И теперь ещё — о реформе Академии. Первое — конкретно о личностях реформаторов. Где были научные вдохновители этой реформы, которые в последние годы выступают с критикой РАН по телевидению и в печати, когда мы спасали нашу науку в 90-е? Работали в отличных условиях за рубежом, а когда в России появилось финансирование, у них вновь возникла любовь к Родине, и они появились здесь. Второе. Что за слова о неэффективности работы РАН? Это же очень провокационная информация — стоимость публикации, сделанной в России, в разы меньше, чем, например, США или Германии! Утверждается, что многократно увеличили финансирование РАН. Опять неверно! Если бы деньги были направлены непосредственно в институты! А то ведь в Сколково, в «Роснано», в вузовскую науку, которая у нас весьма неэффективна (МГУ и некоторые другие университеты — скорее исключение, чем правило). Зачем публично заниматься подтасовкой и принижать РАН? Далее самое непристойное. Кому нужен этот «блицкриг» с реформированием РАН? Неужели нельзя было априори спокойно всё обсудить? За кого держат-то сообщество, которое собираются преобразовывать?! А вообще создаётся такое впечатление, что реформаторы — это те же куклы из известной песни Макаревича… Извините за резкость, но невозможно обойти эту горячую для всех тему.

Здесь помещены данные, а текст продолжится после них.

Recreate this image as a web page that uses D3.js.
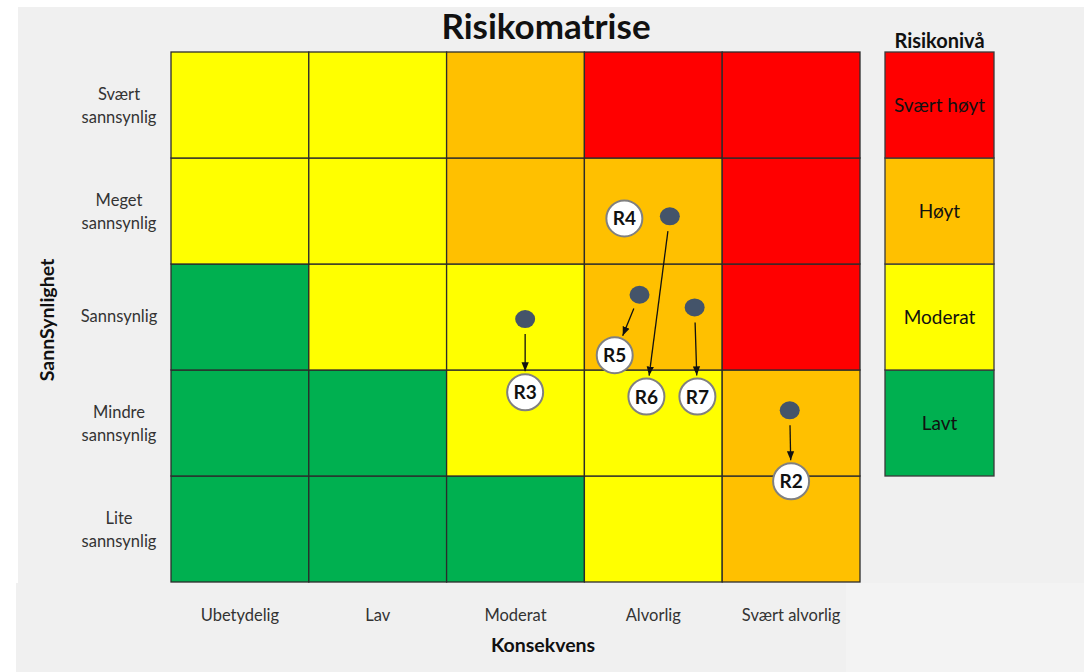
<!DOCTYPE html>
<html>
<head>
<meta charset="utf-8">
<script src="https://cdn.jsdelivr.net/npm/d3@7"></script>
<style>
  body { margin: 0; background: #fff; }
  text { font-family: Lato, "Open Sans", sans-serif; }
</style>
</head>
<body>
<div id="chart"></div>
<script>
// chart data
const consequences = ['Ubetydelig', 'Lav', 'Moderat', 'Alvorlig', 'Svært alvorlig'];
const likelihoods = ['Lite\nsannsynlig', 'Mindre\nsannsynlig', 'Sannsynlig', 'Meget\nsannsynlig', 'Svært\nsannsynlig'];
// risk level per cell, rows from "Lite" (bottom) to "Svært" (top)
const levelGrid = [
  [0, 0, 0, 1, 2],
  [0, 0, 1, 1, 2],
  [0, 1, 1, 2, 3],
  [1, 1, 2, 2, 3],
  [1, 1, 2, 3, 3]
];
const levels = ['Lavt', 'Moderat', 'Høyt', 'Svært høyt'];
const levelColors = ['#00b050', '#ffff00', '#ffc000', '#ff0000'];

// risks: position before (dot) and after (label), in cell units
const risks = [
  { id: 'R2', x0: 4.49, y0: 1.62, x1: 4.50, y1: 0.95 },
  { id: 'R3', x0: 2.57, y0: 2.48, x1: 2.57, y1: 1.79 },
  { id: 'R4', x0: null, y0: null, x1: 3.29, y1: 3.43 },
  { id: 'R5', x0: 3.40, y0: 2.71, x1: 3.22, y1: 2.14 },
  { id: 'R6', x0: 3.62, y0: 3.45, x1: 3.45, y1: 1.75 },
  { id: 'R7', x0: 3.80, y0: 2.59, x1: 3.82, y1: 1.75 }
];

const width = 1084, height = 672;
const gLeft = 171, gRight = 860, gTop = 52, gBottom = 582;

const svg = d3.select('#chart').append('svg')
  .attr('width', width).attr('height', height);

// backgrounds
svg.append('rect').attr('x', 18).attr('y', 7).attr('width', width - 18).attr('height', 576).attr('fill', '#f0f0f0');
svg.append('rect').attr('x', 16).attr('y', 583).attr('width', 830).attr('height', 89).attr('fill', '#f0f0f0');
svg.append('rect').attr('x', 846).attr('y', 583).attr('width', width - 846).attr('height', 89).attr('fill', '#f3f3f3');

const x = d3.scaleLinear().domain([0, 5]).range([gLeft, gRight]);
const y = d3.scaleLinear().domain([0, 5]).range([gBottom, gTop]);
const xBand = d3.scaleBand().domain(consequences).range([gLeft, gRight]);
const yBand = d3.scaleBand().domain(likelihoods).range([gBottom, gTop]);

// cells
const cells = [];
levelGrid.forEach((row, r) => row.forEach((lv, c) => cells.push({ r, c, lv })));
svg.append('g').selectAll('rect').data(cells).join('rect')
  .attr('x', d => xBand(consequences[d.c]))
  .attr('y', d => yBand(likelihoods[d.r]))
  .attr('width', xBand.bandwidth())
  .attr('height', yBand.bandwidth())
  .attr('fill', d => levelColors[d.lv])
  .attr('stroke', '#2b2b2b')
  .attr('stroke-width', 1.3);

// title
svg.append('text').attr('x', 546).attr('y', 39).attr('text-anchor', 'middle')
  .attr('font-size', 35).attr('font-weight', 'bold').attr('fill', '#111').text('Risikomatrise');

// x axis
const xAxis = svg.append('g').attr('transform', `translate(0,${gBottom})`)
  .call(d3.axisBottom(xBand).tickSize(0).tickPadding(27));
xAxis.select('.domain').remove();
xAxis.selectAll('text').attr('font-size', 16.5).attr('fill', '#333').attr('font-family', 'Lato, sans-serif');
svg.append('text').attr('x', 543).attr('y', 652).attr('text-anchor', 'middle')
  .attr('font-size', 19.5).attr('font-weight', 'bold').attr('fill', '#111').text('Konsekvens');

// y axis
const yAxis = svg.append('g').attr('transform', `translate(${gLeft},0)`)
  .call(d3.axisLeft(yBand).tickSize(0).tickFormat(''));
yAxis.select('.domain').remove();
yAxis.selectAll('.tick').each(function(d) {
  const lines = d.split('\n');
  const t = d3.select(this).append('text')
    .attr('x', -52).attr('text-anchor', 'middle')
    .attr('font-size', 16.5).attr('fill', '#333');
  lines.forEach((ln, i) => {
    t.append('tspan').attr('x', -52)
      .attr('dy', i === 0 ? (lines.length === 1 ? 5 : -5) : 23).text(ln);
  });
});
svg.append('text').attr('transform', `translate(54,${(gTop + gBottom) / 2 + 3}) rotate(-90)`)
  .attr('text-anchor', 'middle').attr('font-size', 19.5).attr('font-weight', 'bold')
  .attr('fill', '#111').text('SannSynlighet');

// legend
const legX = 885, legW = 109;
const legY = d3.scaleBand().domain(levels.slice().reverse()).range([gTop, 476]);
svg.append('text').attr('x', legX + legW / 2).attr('y', 48).attr('text-anchor', 'middle')
  .attr('font-size', 20).attr('font-weight', 'bold').attr('fill', '#111').text('Risikonivå');
const leg = svg.append('g').selectAll('g').data(levels).join('g')
  .attr('transform', d => `translate(${legX},${legY(d)})`);
leg.append('rect').attr('width', legW).attr('height', legY.bandwidth())
  .attr('fill', (d, i) => levelColors[i]).attr('stroke', '#3a3a3a').attr('stroke-width', 1.3);
leg.append('text').attr('x', legW / 2).attr('y', legY.bandwidth() / 2 + 7)
  .attr('text-anchor', 'middle').attr('font-size', 19).attr('fill', '#111').text(d => d);

// arrowhead
svg.append('defs').append('marker').attr('id', 'arr')
  .attr('viewBox', '0 0 10 10').attr('refX', 10).attr('refY', 5)
  .attr('markerWidth', 7).attr('markerHeight', 7).attr('orient', 'auto')
  .append('path').attr('d', 'M0,1 L10,5 L0,9 Z').attr('fill', '#111');

const labR = 18, dotRx = 10, dotRy = 9;
const moved = risks.filter(d => d.x0 !== null);

// arrows
svg.append('g').selectAll('line').data(moved).join('line')
  .each(function(d) {
    const ax = x(d.x0), ay = y(d.y0), bx = x(d.x1), by = y(d.y1);
    const len = Math.hypot(bx - ax, by - ay);
    const ux = (bx - ax) / len, uy = (by - ay) / len;
    d3.select(this)
      .attr('x1', ax + ux * 15).attr('y1', ay + uy * 15)
      .attr('x2', bx - ux * (labR + 3)).attr('y2', by - uy * (labR + 3));
  })
  .attr('stroke', '#111').attr('stroke-width', 1.3).attr('marker-end', 'url(#arr)');

// dots (before)
svg.append('g').selectAll('ellipse').data(moved).join('ellipse')
  .attr('cx', d => x(d.x0)).attr('cy', d => y(d.y0))
  .attr('rx', dotRx).attr('ry', dotRy).attr('fill', '#44546a');

// labels (after)
const lab = svg.append('g').selectAll('g').data(risks).join('g')
  .attr('transform', d => `translate(${x(d.x1)},${y(d.y1)})`);
lab.append('circle').attr('r', labR).attr('fill', '#fff')
  .attr('stroke', '#808080').attr('stroke-width', 2);
lab.append('text').attr('y', 7).attr('text-anchor', 'middle')
  .attr('font-family', '"Liberation Sans", Arial, sans-serif')
  .attr('font-size', 19).attr('font-weight', 'bold').attr('fill', '#111').text(d => d.id);
</script>
</body>
</html>
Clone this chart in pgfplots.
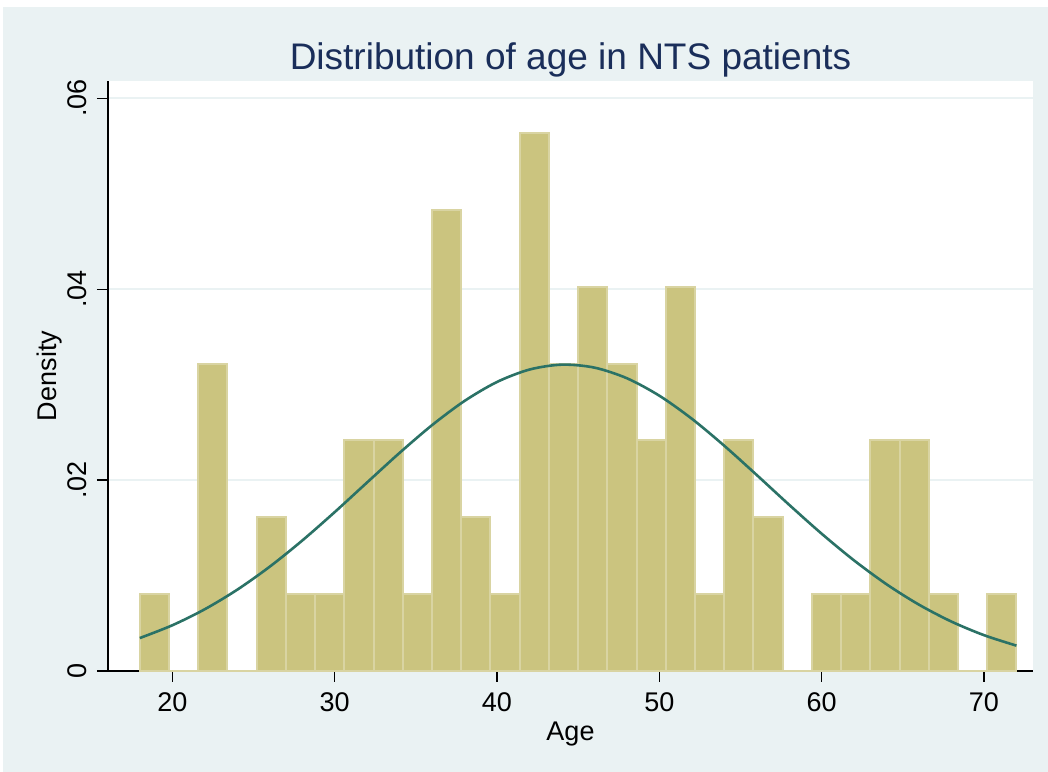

— Да, как говорится, без комментариев… И всё-таки, давайте вернемся к основной теме! При такой насыщенной жизни остается ли у вас время для отдыха? И вообще — какие увлечения?

— Я очень люблю путешествовать. Это, наверное, потому, что значительный кусок жизни был потерян для знакомства с миром. Но, правда, до перестройки мы много ездили по стране. В молодости мы с мужем занимались бальными танцами, но сейчас для систематических занятий времени не хватает, и поэтому иногда (правда, редко) хожу на танцевальные тренировки. Несколько лет назад даже выиграли один представительный конкурс по классу «сеньоров». Очень интересуюсь и люблю живопись, балет, театр, хорошие фильмы. Конечно, приятно, что меня выбрали победительницей в одной из номинаций в конкурсе «Академина». В этой связи хочу поблагодарить сотрудников лаборатории, которая сочла возможным представить меня на этот «светский подиум».

— А семья-то как?

— Всё началось, как я уже говорила ранее, с университета, точнее, с первого курса. А первая встреча была такая. Шла из читального зала в библиотеку, а подружка начала звать в спортзал (всё это было на одном этаже — университет тогда находился в школе № 25.) «Пойдём, посмотришь, как там Лаврик звездит». Она, оказывается, с другими любительницами спорта уже давно смотрела на его игру. Мне-то на самом деле спорт тоже был близок — играла за Алтайский край в волейбол «по школьникам». Зашла и посмотрела игру. Действительно, Коля блестяще играл в баскетбол, но то, что эта встреча будет иметь какое-то отношение к моей будущей семейной жизни, разумеется, и в голову не могло прийти. А вот после второго курса мы уже были хорошими знакомыми. По-видимому, взаимные симпатии были видны и со стороны — в спортлагере (это после 2-го курса) во время лодочного похода нас посадили в одну подтекающую лодку. Вот так и плывём в одной лодке уже много лет (но лодка уже не течёт!).

Я вообще убеждена, что такая интенсивность в работе возможна только при поддержке семьи. Это, безусловно, и есть моя главная удача в жизни. Мне очень повезло — всегда находила понимание и у мужа (доктор химических наук, ИХКГ СО РАН), и у дочери, которая пошла по моим стопам, стала биохимиком и работает в близкой области (сейчас она профессор университета Отто фон Герике в Германии, в Магдебурге). Интересы наши в науке и в жизни совпадают. Планов у меня очень и очень много, и становится их все больше (это как снежный ком!). Не знаю, как всё успеть, но очень хочется выполнить задуманное, а силы и энергию я нахожу в семье.

— Большое спасибо, Ольга Ивановна, за такой интересный разговор.

— Вам также большое спасибо за вопросы, благодаря которым вспомнились многие поворотные моменты жизни! Хочется верить, что ещё много важного ждет впереди!